The very best part of these latest developments is that there are so damned many candidates—the party has so little structure, and the bench is so…well, there is no bench—that they had to hold an informational session for potential candidates, presumably because it was easier to lecture to a crowd than have a series of one-on-one meetings. Where did they hold this session? At the Albemarle County Republican HQ, an abandoned bank-cum-christmas-tree-stand on the fringe of the dying Albemarle Square Shopping Center in Charlottesville. That’s the same Charlottesville that Republicans insist that a challenger to Perriello can ignore and still win the race. If they really believe that, this is a hell of a strange geographic center for them to draw their candidates from.

The reason this is all such a mess is that the Fifth District Republican Committee basically consists of Virgil Goode and Tucker Watkins. There was no Fifth District Republican Committee to speak of until Goode switched parties. (What would the point have been?) So the party existed around the concept of getting Goode reelected. (Fun fact: When the prior chair of the Fifth District Democratic Committee retired a few years ago, the guest of honor at the retirement party that he threw for himself was…Rep. Virgil Goode, the very guy he claimed to have been working to unseat.) 5CD Republicans have never had to do anything else, and never prepared for the possibility of doing anything else, other than doing whatever Goode said to do. So now that they’re tasked with actually having to run a candidate, they’ve got no structure, no pecking order, no organization that would allow a Republican in the 5CD to determine if they’re a viable candidate or not. The usual rising-through-the-ranks concept doesn’t apply. So any dope can up and declare they’re running for congress. As they are, in spades, with many more coming, apparently.

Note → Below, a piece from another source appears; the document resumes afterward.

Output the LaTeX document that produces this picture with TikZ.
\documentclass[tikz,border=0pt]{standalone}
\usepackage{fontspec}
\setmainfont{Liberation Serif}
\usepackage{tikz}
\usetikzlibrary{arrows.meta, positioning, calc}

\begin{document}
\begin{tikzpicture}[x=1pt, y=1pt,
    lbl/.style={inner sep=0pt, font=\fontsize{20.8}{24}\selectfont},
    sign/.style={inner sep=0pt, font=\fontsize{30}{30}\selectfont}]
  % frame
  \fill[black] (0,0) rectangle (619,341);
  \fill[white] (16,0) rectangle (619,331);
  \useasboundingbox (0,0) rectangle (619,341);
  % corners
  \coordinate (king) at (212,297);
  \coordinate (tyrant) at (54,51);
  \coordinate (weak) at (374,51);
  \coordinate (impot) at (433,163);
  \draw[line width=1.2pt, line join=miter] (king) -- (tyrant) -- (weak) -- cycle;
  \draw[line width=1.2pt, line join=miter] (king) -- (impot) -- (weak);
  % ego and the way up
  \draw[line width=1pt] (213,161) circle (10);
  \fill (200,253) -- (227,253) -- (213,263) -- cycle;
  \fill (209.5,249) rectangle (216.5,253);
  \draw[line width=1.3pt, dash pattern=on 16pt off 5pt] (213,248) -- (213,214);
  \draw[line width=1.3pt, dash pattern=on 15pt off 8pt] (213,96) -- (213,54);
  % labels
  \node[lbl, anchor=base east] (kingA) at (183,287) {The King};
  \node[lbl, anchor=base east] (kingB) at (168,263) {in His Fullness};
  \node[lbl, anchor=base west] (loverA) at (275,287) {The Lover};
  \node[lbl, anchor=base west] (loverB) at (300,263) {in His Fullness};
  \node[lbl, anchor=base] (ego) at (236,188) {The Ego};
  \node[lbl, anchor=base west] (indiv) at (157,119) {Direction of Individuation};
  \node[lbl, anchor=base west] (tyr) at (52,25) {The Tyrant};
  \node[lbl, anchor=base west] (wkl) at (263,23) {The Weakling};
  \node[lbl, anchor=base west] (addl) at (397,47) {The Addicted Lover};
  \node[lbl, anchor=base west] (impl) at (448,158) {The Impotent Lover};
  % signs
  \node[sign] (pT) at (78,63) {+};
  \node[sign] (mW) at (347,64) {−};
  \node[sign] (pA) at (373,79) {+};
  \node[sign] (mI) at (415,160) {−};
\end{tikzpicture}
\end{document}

The only chance that Republicans have to save face here is getting some non-embarrassing candidates to run. My own representative on the Albemarle Board of Supervisors, Ken Boyd, is going to run. I don’t like the guy’s politics, and I don’t see anything on his resumé that has prepared him to run for or be in Congress, but he’s not a mouth-breather, he’s engaged with the BOS, and he’s got experience running for office. Obviously, Sen. Robert Hurt (R-Chatham) is well qualified to run. It’ll be interesting to see what effect, if any, the entrance of a big-boy candidate has on the field. Normally you’d expect a few candidates to back down, leaving a more reasonable field of people. With this bunch, I’d be surprised if more than one or two people threw in the towel. They don’t have the sense, and the district chair doesn’t have any control over them.

Won’t this be fun?

Published by Waldo Jaquith

Waldo Jaquith (JAKE-with) is an open government technologist who lives near Char­lottes­­ville, VA, USA. more »

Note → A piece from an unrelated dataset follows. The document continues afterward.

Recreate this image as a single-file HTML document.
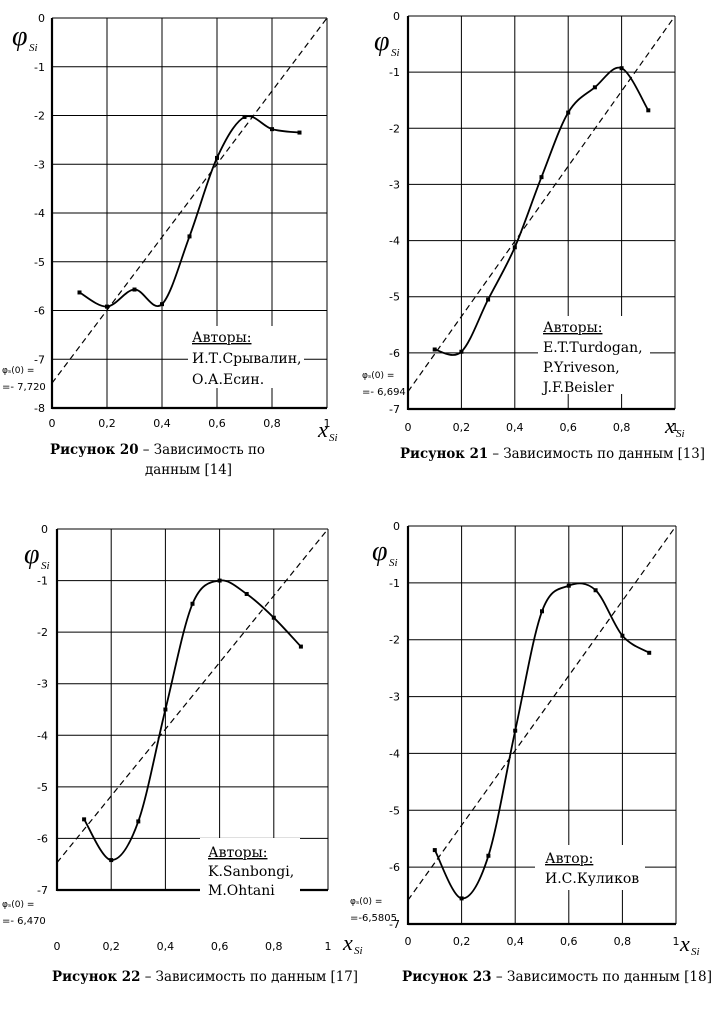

11 replies on “Some odd characters are lining up to challenge Rep. Perriello.”

  1. So Verga bought the building from the Center of Politics for $4.8 million and turned around and sold it back to UVA for . . . ? What? Did he make money? In doing so, was he helping the Center for Politics make extra cash? Can Sabato do anything to get money other than sweetheart deals?

  2. So Verga bought the building from the Center of Politics for $4.8 million and turned around and sold it back to UVA for . . . ? What? Did he make money?

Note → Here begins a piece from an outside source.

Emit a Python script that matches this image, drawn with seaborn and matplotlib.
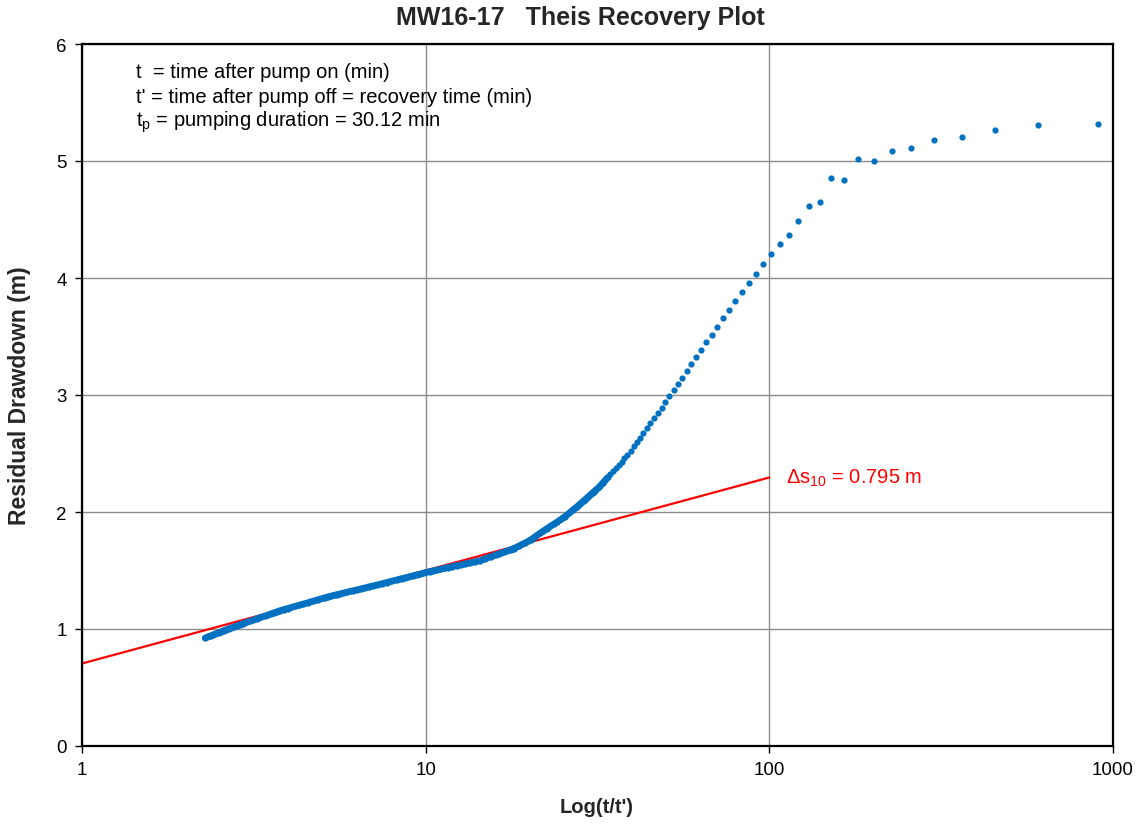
import numpy as np
import pandas as pd
import matplotlib
matplotlib.use("Agg")
import matplotlib.pyplot as plt
import seaborn as sns
from matplotlib.ticker import FixedLocator, NullLocator, FuncFormatter

# Pumping test MW16-17: pump ran for 30.12 min, then recovery was logged.
pumping_min = 30.12

# Recovery time after pump off (s)
recovery_s = [
    2, 3, 4, 5, 6, 7, 8, 9, 10, 11, 12, 13, 14, 15, 16, 17,
    18, 19, 20, 21, 22, 23, 24, 25, 26, 27, 28, 29, 30, 31, 32, 33,
    34, 35, 36, 37, 38, 39, 40, 41, 42, 43, 44, 45, 46, 47, 48, 49,
    50, 51, 52, 53, 54, 55, 56, 57, 58, 59, 60, 61, 62, 63, 64, 65,
    66, 67, 68, 69, 70,
    72, 74, 76, 78, 80, 82, 84, 86, 88, 90, 92, 94, 96, 98, 100,
    102, 104, 106, 108, 110, 112, 114, 116, 118, 120,
    125, 130, 135, 140, 145, 150, 155, 160, 165, 170, 175, 180, 185,
    190, 195, 200, 205, 210, 215, 220, 225, 230, 235, 240, 245, 250,
    260, 270, 280, 290, 300, 310, 320, 330, 340, 350, 360, 370, 380,
    390, 400, 410, 420, 430, 440, 450,
    470, 490, 510, 530, 550, 570, 590, 610, 630, 650, 670, 690, 710,
    730, 750,
    780, 810, 840, 870, 900, 930, 960, 990, 1020, 1050, 1080, 1110,
    1140, 1170, 1200, 1230, 1260, 1290, 1320, 1350, 1380, 1410,
]

# Residual drawdown (m)
drawdown_m = [
    5.319, 5.305, 5.268, 5.205, 5.182, 5.109, 5.088, 5.000, 5.017, 4.838,
    4.857, 4.647, 4.615, 4.490, 4.370, 4.291,
    4.205, 4.120, 4.037, 3.957, 3.877, 3.801, 3.726, 3.655, 3.584, 3.515,
    3.450, 3.387, 3.325, 3.262, 3.205, 3.148,
    3.094, 3.040, 2.991, 2.937, 2.892, 2.846, 2.803, 2.761, 2.718, 2.675,
    2.636, 2.598, 2.560, 2.524, 2.490, 2.458,
    2.428, 2.401, 2.374, 2.348, 2.321, 2.295, 2.270, 2.245, 2.221, 2.201,
    2.183, 2.165, 2.147, 2.129, 2.112, 2.095,
    2.078, 2.062, 2.046, 2.031, 2.017,
    1.988, 1.961, 1.937, 1.916, 1.896, 1.877, 1.857, 1.838, 1.819, 1.800,
    1.781, 1.763, 1.748, 1.735, 1.723,
    1.711, 1.699, 1.688, 1.679, 1.671, 1.663, 1.656, 1.649, 1.641, 1.634,
    1.617, 1.601, 1.584, 1.575, 1.566, 1.557, 1.549, 1.541, 1.533, 1.525,
    1.518, 1.510, 1.503,
    1.497, 1.490, 1.484, 1.476, 1.469, 1.463, 1.456, 1.449, 1.443, 1.437,
    1.431, 1.425, 1.419,
    1.408, 1.397, 1.387, 1.377, 1.368, 1.360, 1.351, 1.343, 1.335, 1.328,
    1.321, 1.314, 1.307,
    1.300, 1.294, 1.288, 1.282, 1.275, 1.268, 1.262,
    1.249, 1.237, 1.225, 1.214, 1.204, 1.194, 1.184, 1.175, 1.166, 1.158,
    1.148, 1.139, 1.129,
    1.120, 1.112,
    1.100, 1.088, 1.076, 1.066, 1.056, 1.046, 1.037, 1.028, 1.019, 1.011,
    1.003, 0.994,
    0.986, 0.978, 0.970, 0.963, 0.956, 0.949, 0.942, 0.936, 0.930, 0.923,
]

# Straight-line fit of the late recovery data
fit_intercept_m = 0.705
delta_s10_m = 0.795
fit_ratio = [1, 100]

x_ticks = [1, 10, 100, 1000]
y_ticks = [0, 1, 2, 3, 4, 5, 6]

BLUE = "#0070C0"
RED = "#FF0000"
GRID = "#8C8C8C"

df = pd.DataFrame({"t_rec_s": recovery_s, "s": drawdown_m})
df["ratio"] = (pumping_min * 60.0 + df["t_rec_s"]) / df["t_rec_s"]
dense = df[df["t_rec_s"] >= 55]

fit = pd.DataFrame({"ratio": fit_ratio})
fit["s"] = fit_intercept_m + delta_s10_m * np.log10(fit["ratio"])

sns.set_theme(style="whitegrid")
plt.rcParams["font.family"] = ["Liberation Sans", "DejaVu Sans"]
plt.rcParams["mathtext.fontset"] = "custom"
plt.rcParams["mathtext.rm"] = "Liberation Sans"

W, H = 1143, 829
fig = plt.figure(figsize=(W / 100, H / 100), dpi=100)
ax = fig.add_axes([82 / W, (H - 747) / H, (1113 - 82) / W, (747 - 45) / H])
ax.set_facecolor("white")
ax.set_xscale("log")

# fitted line sits beneath the measurements
sns.lineplot(data=fit, x="ratio", y="s", ax=ax, color=RED, linewidth=1.6,
             zorder=2)
# closely spaced late-time readings merge into a continuous band
sns.lineplot(data=dense, x="ratio", y="s", ax=ax, color=BLUE, linewidth=4.8,
             sort=False, estimator=None, zorder=3,
             solid_capstyle="round", solid_joinstyle="round")
sns.scatterplot(data=df, x="ratio", y="s", ax=ax, color=BLUE, s=20,
                linewidth=0, zorder=4)

ax.set_xlim(1, 1000)
ax.set_ylim(0, 6)
ax.xaxis.set_major_locator(FixedLocator(x_ticks))
ax.xaxis.set_minor_locator(NullLocator())
ax.xaxis.set_major_formatter(FuncFormatter(lambda v, p: f"{v:g}"))
ax.yaxis.set_major_locator(FixedLocator(y_ticks))
ax.yaxis.set_major_formatter(FuncFormatter(lambda v, p: f"{v:g}"))

ax.grid(True, which="major", color=GRID, linewidth=1.0)
ax.grid(False, which="minor")
for sp in ax.spines.values():
    sp.set_color("black")
    sp.set_linewidth(1.6)
ax.tick_params(axis="both", which="major", direction="out", length=5,
               width=1.0, color="black", labelsize=13.5, labelcolor="black",
               left=True, bottom=True, pad=6)

ax.set_xlabel("")
ax.set_ylabel("")
fig.text(597 / W, 1 - 808 / H, "Log(t/t')", ha="center", va="center",
         fontsize=14.5, fontweight="bold")
fig.text(20 / W, 1 - 396 / H, "Residual Drawdown (m)", ha="center",
         va="center", rotation=90, fontsize=16.5, fontweight="bold")
fig.text(580 / W, 1 - 18 / H, "MW16-17   Theis Recovery Plot", ha="center",
         va="center", fontsize=18, fontweight="bold")

notes = [
    "t  = time after pump on (min)",
    "t' = time after pump off = recovery time (min)",
    "t$_\\mathregular{p}$ = pumping duration = 30.12 min",
]
for i, line in enumerate(notes):
    ax.text(0.0524, (747 - 73 - 24.5 * i) / 702, line, transform=ax.transAxes,
            ha="left", va="center", fontsize=14.5, color="black")

ax.text(112, fit["s"].iloc[-1],
        "\u0394s$_\\mathregular{10}$ = " + f"{delta_s10_m:.3f} m",
        ha="left", va="center", fontsize=14.5, color=RED)

fig.savefig("out.png", dpi=100, facecolor="white")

    Unfortunately, there’s no way to link to the specific page on Albemarle’s County’s GIS page, but here’s the transfer history:

    Sale Date 10/18/2007
    Sale Price $5,900,000
    Deed Book/Page 3504/292
    Validity of Sale Valid Sale

    Sale Date 06/22/2005
    Sale Price $0
    Deed Book/Page 3006/206
    Validity of Sale Invalid Sale

    Sale Date 12/03/2004
    Sale Price $4,823,500
    Deed Book/Page 2883/382
    Validity of Sale Valid Sale

    Previous Owner N/A
    Sale Date 04/27/1984
    Sale Price $135,000
    Deed Book/Page 796/452
    Validity of Sale Valid Sale

    So he actually bought it in December 2004, transferred it to a corporation (perhaps he owns that corporation, since the price listed is $0) six months later, who in turn sold it to UVA two years later. He acquired it for $4.8M, UVA bought it for $5.9M.

    I’m just speculating, but I think it’s totally possible that this was coordinated with UVA. The university bought a key property in $6M with a shell corporation, presumably to avoid the seller from realizing that he was in a transaction with a party prepared to spend a whole lot more money for that land. He may have just brought it as a broker on behalf of the university.

  3. The $0 sale is listed as invalid, but it could meant it was a tax-free transfer, since it was between two entities who were the same owner.

    $1.1m is a great paycheck for doing essentially nothing but signing papers.

  4. Waldo, interesting find. What is UVA using the building for now? It’s interesting that the Center was involved, given the scandal around Goode and Sabato, and Faulk’s potential run.

  5. UVA is using the building for precisely the same thing that they were using it before—now they’re just not paying rent. The Center for Politics moved out, but that’s unrelated to the transaction. That’s just because Sabato donated the money to buy a building across the street to house them.

  6. (The Sorensen Institute is housed there, where my wife used to work, and I used to do some consulting for a couple of the organizations in that building, too, so I’m very familiar with it.)

  7. The fine senator from Pittsylvania County is ROBERT, not BOB . . .

    You’re right, of course—I’ve fixed that. For some reason, I routinely want him to be named “Bob.” When I launched Richmond Sunlight, that was his name there, so certain was I that he went by that nickname. You’d think I’d learn by now.

  8. This may be somewhat off topic but is VA going to get a new house seat after 2010 reapportionment? Even if not will this seat look different assuming that population density in VA has changed in the previous decade. As I understand it, reapportionment doesn’t take place until 2012 election. Reapportionment will once again not be good for Democrats. People are moving from midwest and northeast to South and West.

  9. VA will not get a new house seat after 2010. Redistricting depends on the outcome of this fall’s election. All the more reason we need to elect Deeds as Governor and get more Democrats in the House of Delegates like Neff.